Parece-nos que estamos perante um caso que se insere na primeira categoria de situações, ou seja, em que a inutilidade superveniente da lide não é imputável a nenhuma das partes. O n.º 2 da disposição legal transcrita ajuda a perceber em que casos é que deve considerar-se que a alteração das circunstâncias não é imputável a nenhuma das partes:
a) [quando] A pretensão do autor ou requerido ou oposição do réu ou requerente se houverem fundado em disposição legal entretanto alterada ou revogada;
b) Quando ocorra uma reversão de jurisprudência constante em que se haja fundado a pretensão do autor ou requerente ou oposição do réu ou requerido;
c) Quando ocorra, no decurso do processo, prescrição ou amnistia;
d) Quando, em processo de execução, o património que serviria de garantia aos credores se tiver dissipado por facto não imputável ao executado;
e) Quando se trate de ação tendente à satisfação de obrigações pecuniárias e venha a ocorrer a declaração de insolvência do réu ou executado, desde que, à data da propositura da ação, não fosse previsível para o autor a referida insolvência.
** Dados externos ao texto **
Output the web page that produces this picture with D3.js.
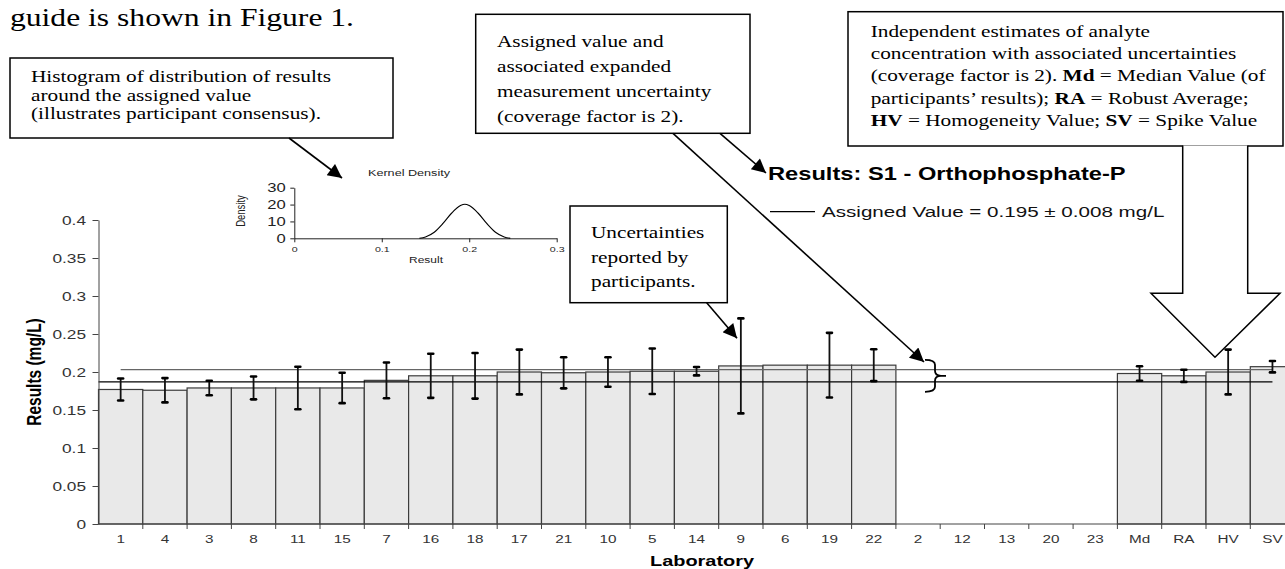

Embora a situação do caso concreto não se inscreva diretamente em nenhuma das alíneas, parece-nos que será de a considerar, para este efeito, como situação análoga à revogação prevista na alínea a). Embora a declaração de inconstitucionalidade com força obrigatória geral não seja uma revogação, antes implicando, com muito superior amplitude, a nulidade ipso jure da mesma norma, produzindo efeitos ex tunc, e retroagindo os efeitos de invalidação da norma declarada inconstitucional com força obrigatória geral ao momento da respetiva entrada em vigor (cf. o artigo 282.º, n.º 1, da Constituição), os efeitos práticos de o ato tributário e de o ato de indeferimento da reclamação graciosa deixarem de existir, devendo o imposto ser devolvido ao sujeito passivo, são os mesmos que resultariam de uma revogação, a qual, simplesmente, deixa de ter que ocorrer em função daquela declaração de inconstitucionalidade. Se assim entendermos, então concluiremos que essa “circunstância equivalente à revogação e que determina a inutilidade superveniente da lide” não é imputável nem ao Requerente, nem à Requerida. É claro que poderíamos sempre considerar que o Requerente pediu a declaração de inutilidade superveniente, mas não nos parece que suscitar a questão seja o mesmo que dar-lhe azo, sendo que nos parece que “ser imputável a” significa que essa entidade deu azo à situação e não apenas que a suscitou. Isto é, o mero facto de o Requerente ter pedido a declaração de inutilidade superveniente da lide não deve, aqui, ser interpretado como ser imputável ao Requerente essa mesma inutilidade. Esta decorre da declaração do Tribunal Constitucional e não do pedido do Requerente.
Por outro lado, não nos parece, apesar de a AT ser parte da pessoa coletiva Estado, a quem é imputável a aprovação de norma declarada inconstitucional, a aplicação dessa norma e consequente liquidação de impostos, a organização de um processo com vista à declaração de inconstitucionalidade da mesma norma e a subsequente declaração de inconstitucionalidade da mesma norma, que se deva considerar, no âmbito deste processo, que lhe é imputável, enquanto entidade Requerida, a inutilidade superveniente da lide.
Em suma, entendemos ser de aplicar a norma prevista no n.º 1 do artigo 536.º do CPC, ex vi artigo 29.º, n.º 1, al. e), do RJAT), com a consequente repartição de custas em partes iguais entre Requerente e Requerida.
III. DECISÃO
Em face do exposto, decide-se julgar verificada a inutilidade superveniente da lide, determinando-se, em consequência, a extinção da instância arbitral, nos termos do disposto no artigo 277.º, al. e) do CPC, aplicável ex vi artigo 29.º, n.º 1, al. e) do RJAT, com custas repartidas em partes iguais pelas Partes.
Fixa-se o valor do processo em € 1.956,06, nos termos da alínea a) do n.º 1 do artigo 97º-A do Código de Procedimento e de Processo Tributário, aplicável por força das alíneas a) e b) do n.º 1 do artigo 29.º do RJAT e do n.º 2 do artigo 3.º do Regulamento de Custas nos Processos de Arbitragem Tributária.
Fixa-se o valor da taxa de arbitragem em € 306,00, nos termos da Tabela I da Tabela Anexa ao Regulamento de Custas nos Processos de Arbitragem Tributária, bem como do disposto no n.º 2 do artigo 12.º e do n.º 4 do artigo 22.º, ambos do RJAT, e do n.º 1 do artigo 4.º, do citado Regulamento, a pagar em partes iguais pelo Requerente e pela Requerida
Lisboa, 1 de outubro de 2025
A Árbitra,
(Raquel Franco)
[1] Cf. o acórdão do STA de 30 de julho de 2014, proferido no âmbito do processo n.º 0875/14.
[2] Cf. Código de Processo Civil Anotado, Volume 1.º, 2.ª edição, Coimbra Editora, 2008, p. 555.
[3] Neste sentido, veja-se o acórdão anterior de um tribunal coletivo constituído junto do CAAD, processo 1399/2024-T, em, que se decidiu justamente nesse sentido.